By the time the Cup field jumped, it seemed as though a race steeped in tradition had been left floundering in the wake of it all. 

It made me sad and I wondered if the glittering dash for cash that is the $15 million Everest had gazumped the Melbourne Racing Club’s signature race for once and for all?

A non-racing person, with no idea about industry politics, happened to be sitting alongside me watching the broadcast and suddenly piped up and said: “Why do they have these two races on the same day? It doesn’t seem to make any sense.”

I had a little giggle to myself, and, preferring not to enter into the contentious debate, I kept my eyes glued to the screen with the time-honoured Caulfield Cup now already several furlongs in.

As the horses wheeled around the home turn my heart began to soar again. Incentivise (Shamus Award), the freakish bay from the Darling Downs, was full of steam.

As he started to surge clear 400 metres from home, a plain, dark brown gelding launched out of the labouring pack behind him. 

Nonconformist (Rebel Raider), a cheap homebred, owned by mother and daughter Denise and Danielle Henwood, was trying desperately to catch Australian racing’s latest star but he failed.

“He was nothing short of incredible. It’s absolutely amazing just to have had him there on Saturday and to run second to a superstar is amazing.

“I could never in a million years imagined we would be where we were on Saturday,” said Danielle Henwood. 

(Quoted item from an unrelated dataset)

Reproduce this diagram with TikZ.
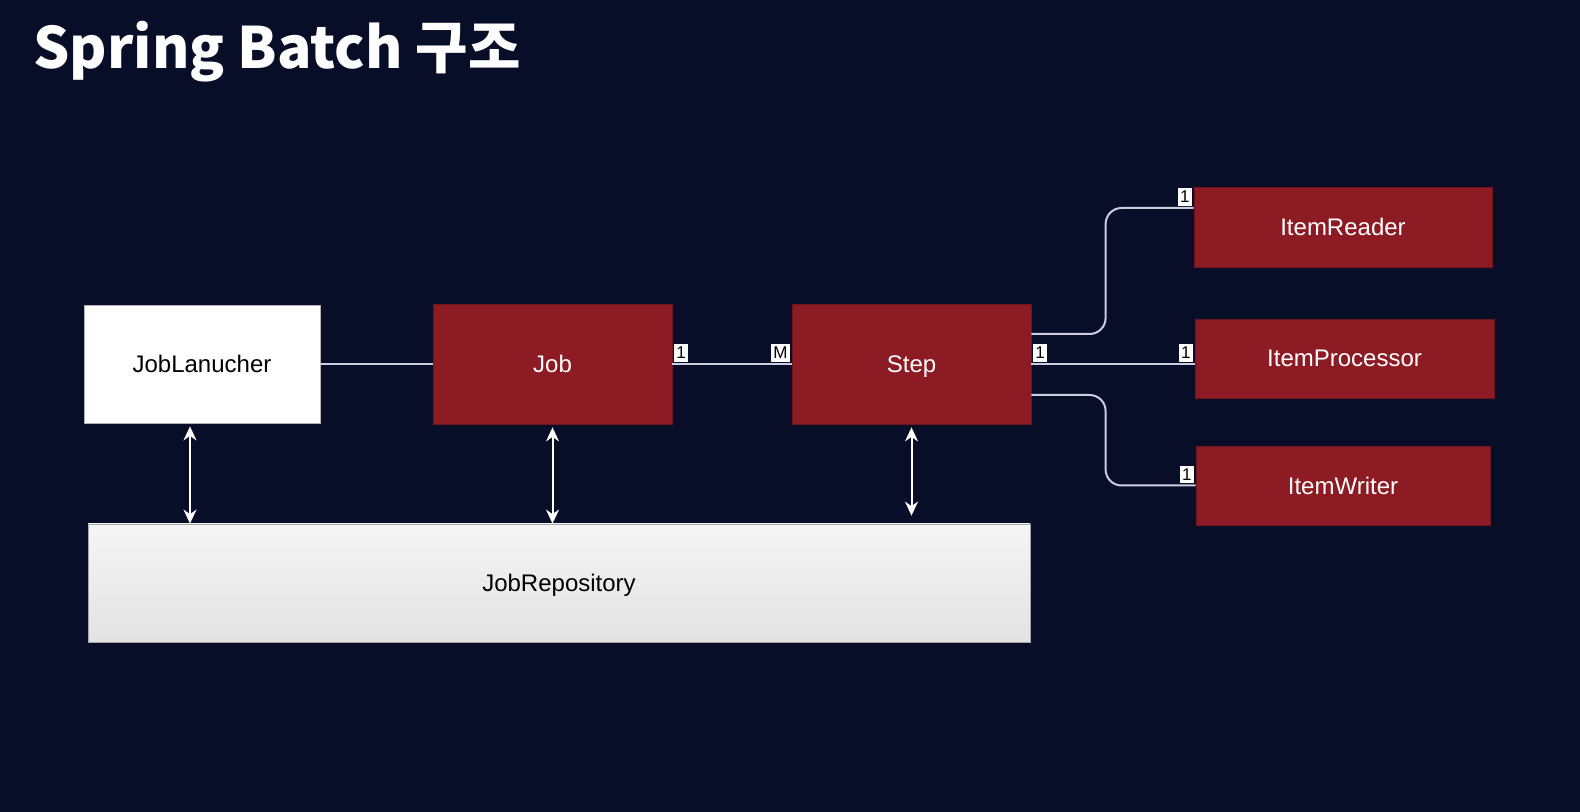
\documentclass[tikz,border=0pt]{standalone}
\usepackage{fontspec}
\setmainfont{Liberation Sans}
\newfontfamily\titlefont{Noto Sans CJK KR}
\usetikzlibrary{arrows.meta}

\definecolor{slidebg}{RGB}{9,14,40}
\definecolor{batchred}{RGB}{140,27,35}
\definecolor{batchredline}{RGB}{110,20,28}
\definecolor{linkgray}{RGB}{200,206,222}

\tikzset{
  redbox/.style={draw=batchredline, fill=batchred, text=white, font=\fontsize{12}{14}\selectfont, inner sep=0pt, text depth=0pt},
  whitebox/.style={draw=gray!60, fill=white, text=black, font=\fontsize{12}{14}\selectfont, inner sep=0pt, text depth=0pt},
  repobox/.style={draw=gray!70, top color=gray!8, bottom color=gray!22, text=black, font=\fontsize{12}{14}\selectfont, inner sep=0pt, text depth=0pt},
  link/.style={draw=linkgray, line width=1pt},
  dbl/.style={draw=white, line width=1pt, {Stealth[length=7pt,width=6.5pt]}-{Stealth[length=7pt,width=6.5pt]}},
  mult/.style={sharp corners, fill=white, text=black, font=\fontsize{8.5}{9}\selectfont, inner xsep=1pt, inner ysep=1.5pt, outer sep=1pt}
}

\begin{document}
\begin{tikzpicture}[x=0.5pt, y=-0.5pt]
      % background of the slide
      \fill[slidebg] (0,0) rectangle (1580,812);
      \useasboundingbox (0,0) rectangle (1580,812);

      % title
      \node[anchor=base west, text=white, inner sep=0pt, font=\titlefont\bfseries\fontsize{28.5}{32}\selectfont] (title) at (33,69) {Spring Batch 구조};

      % JobLanucher:
      %   starts a job
      \node[whitebox, minimum width=118pt, minimum height=59pt] (launcher) at (202,364) {JobLanucher};
      % Job:
      %   holds the steps
      \node[redbox, minimum width=119.5pt, minimum height=60pt] (job) at (552.5,364) {Job};
      % Step:
      %   reader, processor and writer
      \node[redbox, minimum width=119.5pt, minimum height=60pt] (step) at (911.5,364) {Step};
        \node[redbox, minimum width=149pt, minimum height=40pt] (reader) at (1343,227) {ItemReader};
        \node[redbox, minimum width=149.5pt, minimum height=39.5pt] (processor) at (1344.5,358.5) {ItemProcessor};
        \node[redbox, minimum width=147pt, minimum height=39.5pt] (writer) at (1343,485.5) {ItemWriter};
      % JobRepository:
      %   keeps the meta data
      \node[repobox, minimum width=471pt, minimum height=59pt] (repo) at (559,583) {JobRepository};

      \draw[link] (launcher) -- (job);
      \draw[link] (job) -- (step)
        node[mult, pos=0, above right] {1}
        node[mult, pos=1, above left] {M};

      \draw[link, rounded corners=8pt] ([yshift=15pt]step.east) -| ([xshift=-44pt,yshift=9.5pt]reader.west) -- ([yshift=9.5pt]reader.west)
        node[mult, above left] {1};
      \draw[link] (step.east) -- (step.east -| processor.west)
        node[mult, pos=0, above right] {1}
        node[mult, pos=1, above left] {1};
      \draw[link, rounded corners=8pt] ([yshift=-15.5pt]step.east) -| ([xshift=-45pt]writer.west) -- (writer.west)
        node[mult, above left] {1};

      \draw[dbl] ([xshift=-6pt,yshift=-1.5pt]launcher.south) -- ([xshift=-6pt]launcher.south |- repo.north);
      \draw[dbl] ([yshift=-1.5pt]job.south) -- (job.south |- repo.north);
      \draw[dbl] ([yshift=-1.5pt]step.south) -- ([yshift=4pt]step.south |- repo.north);
\end{tikzpicture}
\end{document}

Her reaction proves that winning isn’t everything. It’s the journey. Not only did she breed the horse, she also strapped him on Saturday.

“It’s hard to put into words the feeling you get. It’s overwhelming and you are proud of how far the horse has come,” she continued.

“The feelings are of complete emotion and they are memories I will cherish for a lifetime. Moments like Saturday you cannot buy.”

Big bucks and a diamond-encrusted trophy might have been won in Sydney, but in Melbourne, the meaning of tradition in our sport held plenty of weight for Henwood, whose authenticity and humbleness in defeat are both relatable and inspiring.

Iconic and long-standing black type handicap races like the Caulfield Cup provide the platform for these types of stories that are good for racing and prove that from humble beginnings you can make it all the way to the “majors” and give them a run for their money.

There is no doubt that a brilliant, new-age concept like The Everest is building its own unique place in Australian racing tradition but there’s a way to go before running second in that race holds quite the same level of meaning as it does in finishing the runner-up in a race like the Caulfield Cup.